今回の2006年6月22日の状態は、白血病時のような著しい正気の虚は、四診すべてにおいて診られなかった。脉診で“右寸口と両尺中部に正気の虚”が診られたこと、井穴診において、“手の母指と次指、足の小指に虚”が顕著であったこと、加えて切経では“胸部の熱”が感じられたこと、これらは花粉症に特徴的なものであり、大阪ではカモガヤの花粉症が流行している時期で、他のカモガヤ花粉症患者と発病時期や症状が似ていた。
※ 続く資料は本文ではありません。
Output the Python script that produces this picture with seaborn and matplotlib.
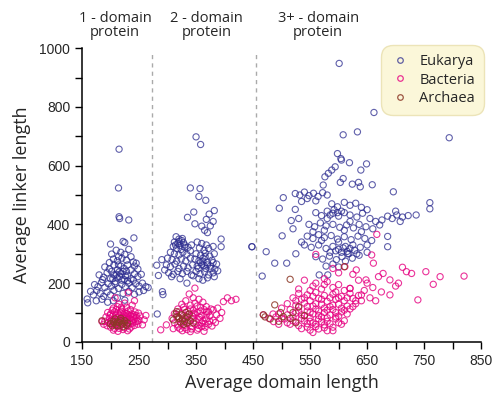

また、短時間の治療により脉において正気の増加がみられたことや、自覚症状の改善から花粉症と判断した。患者には「白血病の再発ではないだろう。」と告げ、念のため血液検査をすることを勧めた。結果的には白血病の再発ではなかった。

 花粉症の概念は、一般的に目のかゆみ・鼻水・くしゃみであるが、筆者はこれまでの臨床経験から、全身倦怠感のみの症状でも花粉症の場合があると考えます。

 今回診断で化学物質過敏症やシックハウスも考えられたが花粉症に絞った理由は、花粉の飛散時期と相応していたからである。もしも化学物質過敏症やシックハウスが主たる原因であれば、花粉の飛散時期と相応しない。

まとめ

 今回の論考で重要なポイントは、①確実に正気を増やすことができる接触鍼という方法と、②正気の増減を正確に診ることができる脉診法、③花粉症やシックハウス、化学物質過敏症に対する東洋医学的診断基準、を持っていたことと考えます。

同じ自覚症状(今回は全身倦怠感)でも、重篤な疾患の場合と重篤でない場合の区別が、身体の正気の状態を正確に把握できることで、迷いなく診断・治療ができるということです。